IonQ (IONQ 9.66%) and Snowflake (SNOW 3.69%) represent two very different ways to invest in the booming cloud services market. IonQ serves up its quantum computing power as a cloud-based service, while Snowflake uses its cloud-based data warehouses to collect and organize data for large organizations.

With an enterprise value (EV) of $2 billion, IonQ is still a lot smaller than Snowflake, which has an EV of $58 billion. IonQ also hasn't attracted as much attention as Snowflake, which made history as the biggest software IPO ever upon its public debut in September 2020. But over the long term, could this smaller cloud stock become just as important as Snowflake?

A digital illustration of electrical circuits.

Image source: Getty Images.

A pure play on quantum computing

Traditional computers process data with binary "bits" of zeros and ones, but quantum computers can process zeros and ones simultaneously with "qubits." That makes quantum computers a lot faster than traditional computers, but they're also larger, more expensive, and more susceptible to making mistakes, as they prioritize speed over accuracy.

IonQ aims to disrupt that market with its "trapped ion" technology, which shrinks qubit processing unit (QPU) systems from several feet to just a few inches. It claims that miniaturization will enable it to produce the world's most powerful quantum computers, significantly lower the cost of quantum processing, and reduce the likelihood of errors.

IonQ gauges its quantum computing power in algorithmic qubits (AQ). It reached AQ 29 last year, and plans to reach AQ 35 this year and AQ 64 in 2025. By 2028, it claims it can achieve AQ 1,024 -- which would represent a compound annual growth rate (CAGR) of 133% in its total computing power over the next four years -- as it scales up its systems.

Can IonQ disrupt the quantum computing market?

IonQ's technology sounds like a revolutionary way to profit from the expansion of the quantum computing market, which is forecast to grow at a CAGR of 36% from 2023 to 2032, according to Acumen Research and Consulting.

However, IonQ hasn't generated much revenue so far, it's deeply unprofitable, and its stock looks incredibly expensive. For 2023, analysts expect it to generate just $22 million in revenue, with a net loss of $156 million. For 2024, they expect it to generate $39 million in revenue, with an even wider net loss of $173 million.

So with an EV of $2 billion, IonQ trades at 89 times its 2023 sales and 50 times its 2024 sales. By comparison, Snowflake trades at 21 times its sales for fiscal 2024 (which ends this month) and 16 times its projected sales for fiscal 2025.

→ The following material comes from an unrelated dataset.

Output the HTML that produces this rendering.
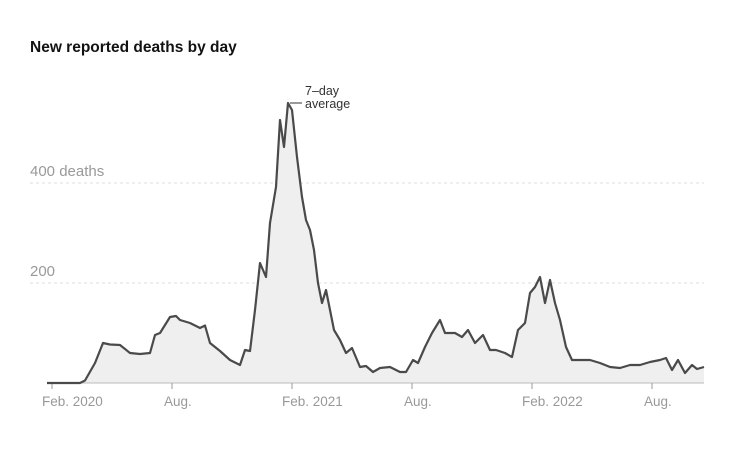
<!DOCTYPE html>
<html><head><meta charset="utf-8"><style>
body{margin:0;background:#fff;width:741px;height:452px;overflow:hidden;font-family:"Liberation Sans",sans-serif}
</style></head><body>
<svg width="741" height="452">
<text x="30" y="52" font-size="15.5" font-weight="bold" fill="#121212">New reported deaths by day</text>
<g id="grid"></g>
<path id="area" fill="#efefef"></path>
<line x1="47" x2="704" y1="383" y2="383" stroke="#bbb"/>
<g id="xaxis"></g>
<path id="line" fill="none" stroke="#4a4a4a" stroke-width="2.2" stroke-linejoin="round"></path>
<line id="annLine" stroke="#333" stroke-width="1"/>
<text x="305" y="95" font-size="12.5" fill="#333">7–day</text>
<text x="305" y="108" font-size="12.5" fill="#333">average</text>
</svg>
<script>
const months=[-0.25,1.4,1.65,2.15,2.55,2.9,3.4,3.9,4.4,4.9,
5.15,5.4,5.9,6.2,6.4,6.9,7.4,7.65,7.9,8.4,
8.9,9.4,9.65,9.9,10.15,10.4,10.7,10.9,11.2,11.4,
11.6,11.8,12.0,12.25,12.5,12.7,12.9,13.1,13.3,13.5,
13.7,13.9,14.1,14.4,14.7,15.0,15.4,15.7,16.05,16.4,
16.9,17.4,17.7,18.05,18.3,18.65,19.0,19.4,19.65,20.15,
20.5,20.8,21.15,21.55,21.9,22.2,22.65,23.0,23.3,23.65,
23.9,24.15,24.4,24.65,24.9,25.15,25.4,25.7,26.0,26.4,
26.9,27.4,27.9,28.4,28.9,29.4,29.9,30.4,30.7,31.0,
31.3,31.65,32.0,32.25,32.6];
const deaths=[0,0,5,40,80,77,76,60,58,60,
96,100,132,134,126,120,110,115,80,64,
46,36,66,64,146,240,212,320,392,526,
472,560,546,452,372,326,306,266,200,160,
186,146,106,86,60,70,32,34,22,30,
32,22,22,46,40,72,100,126,100,100,
92,106,80,96,66,66,60,52,106,120,
180,192,212,160,206,160,126,72,46,46,
46,40,32,30,36,36,42,46,50,26,
46,20,36,28,32];
const yTicks=[200,400], yLabels=['200','400 deaths'];
const xTicks=[0,6,12,18,24,30], xLabels=['Feb. 2020','Aug.','Feb. 2021','Aug.','Feb. 2022','Aug.'];
</script>
<script>
const n=Math.min(months.length,deaths.length);
const pts=[];for(let i=0;i<n;i++)pts.push([months[i],deaths[i]]);
const xScale=m=>52+m*20, yScale=v=>383-v*0.5;
const ns="http://www.w3.org/2000/svg";
let d=pts.map((p,i)=>(i?'L':'M')+xScale(p[0]).toFixed(1)+','+yScale(p[1]).toFixed(1)).join('');
document.getElementById('line').setAttribute('d',d);
document.getElementById('area').setAttribute('d',d+`L${xScale(pts[n-1][0])},383L${xScale(pts[0][0])},383Z`);
let mx=pts.reduce((a,b)=>b[1]>a[1]?b:a);
const al=document.getElementById('annLine');
al.setAttribute('x1',xScale(mx[0])+2);al.setAttribute('x2',302);al.setAttribute('y1',yScale(mx[1]));al.setAttribute('y2',yScale(mx[1]));
const g=document.getElementById('grid');
yTicks.forEach((t,i)=>{
 const l=document.createElementNS(ns,'line');
 
 
 l.setAttribute('x1',30);l.setAttribute('x2',704);l.setAttribute('y1',yScale(t));l.setAttribute('y2',yScale(t));
 l.setAttribute('stroke','#ddd');l.setAttribute('stroke-dasharray','3,3');g.appendChild(l);
 const tx=document.createElementNS(ns,'text');
 
 
 tx.setAttribute('x',30);tx.setAttribute('y',yScale(t)-7);tx.setAttribute('font-size','15');tx.setAttribute('fill','#999');
 tx.textContent=yLabels[i];g.appendChild(tx);
});
const xa=document.getElementById('xaxis');
xTicks.forEach((m,i)=>{
 const x=xScale(m);
 const l=document.createElementNS(ns,'line');
 
 
 l.setAttribute('x1',x);l.setAttribute('x2',x);l.setAttribute('y1',383);l.setAttribute('y2',389);l.setAttribute('stroke','#999');xa.appendChild(l);
 const tx=document.createElementNS(ns,'text');
 
 
 tx.setAttribute('x',x-(i%2?8:10));tx.setAttribute('y',406);tx.setAttribute('font-size','13.5');tx.setAttribute('fill','#999');
 tx.textContent=xLabels[i];xa.appendChild(tx);
});
</script>
</body></html>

That valuation suggests a lot of optimism is already baked into its stock price, but IonQ still faces troubling questions about its future. Last October, co-founder and chief scientist Chris Monroe -- who developed the company's trapped ion technology -- abruptly stepped down to resume a research position at Duke University. That departure came just a few months after the prolific short seller Scorpion Capital accused IonQ of exaggerating its miniaturization capabilities and secretly using third-party quantum computers from Honeywell to handle its cloud-based processing.

IonQ also fell short of the growth targets it had set before it merged with a special purpose acquisition company (SPAC) in October 2021. At the time, it claimed it could generate $237 million in revenue by 2025 -- which is well above analysts' current estimates of $88 million. Those overly bullish forecasts, which sparked a class action lawsuit against the company last year, cast some dark clouds over its ambitious plans for the future.

IonQ isn't the next Snowflake

For now, IonQ is still a highly speculative company that has a lot to prove. That makes it a lot riskier than Snowflake, which already served 647 of the Forbes Global 2000 customers with its cloud-based data warehouses in its latest quarter. IonQ's miniaturization technology also faces a murky future, while Snowflake's warehousing technology is already widely used to gather and clean up large amounts of data.

That's probably why Snowflake's IPO attracted a lot of support from Warren Buffett's Berkshire Hathaway and Salesforce -- while IonQ chose to quietly go public by merging with a SPAC. If IonQ can actually scale up its business and narrow its losses, it might just establish a first-mover's advantage in the nascent quantum computing market. But for now, IonQ shouldn't be considered the "next Snowflake" or even a reliable long-term play on the expansion of the cloud market.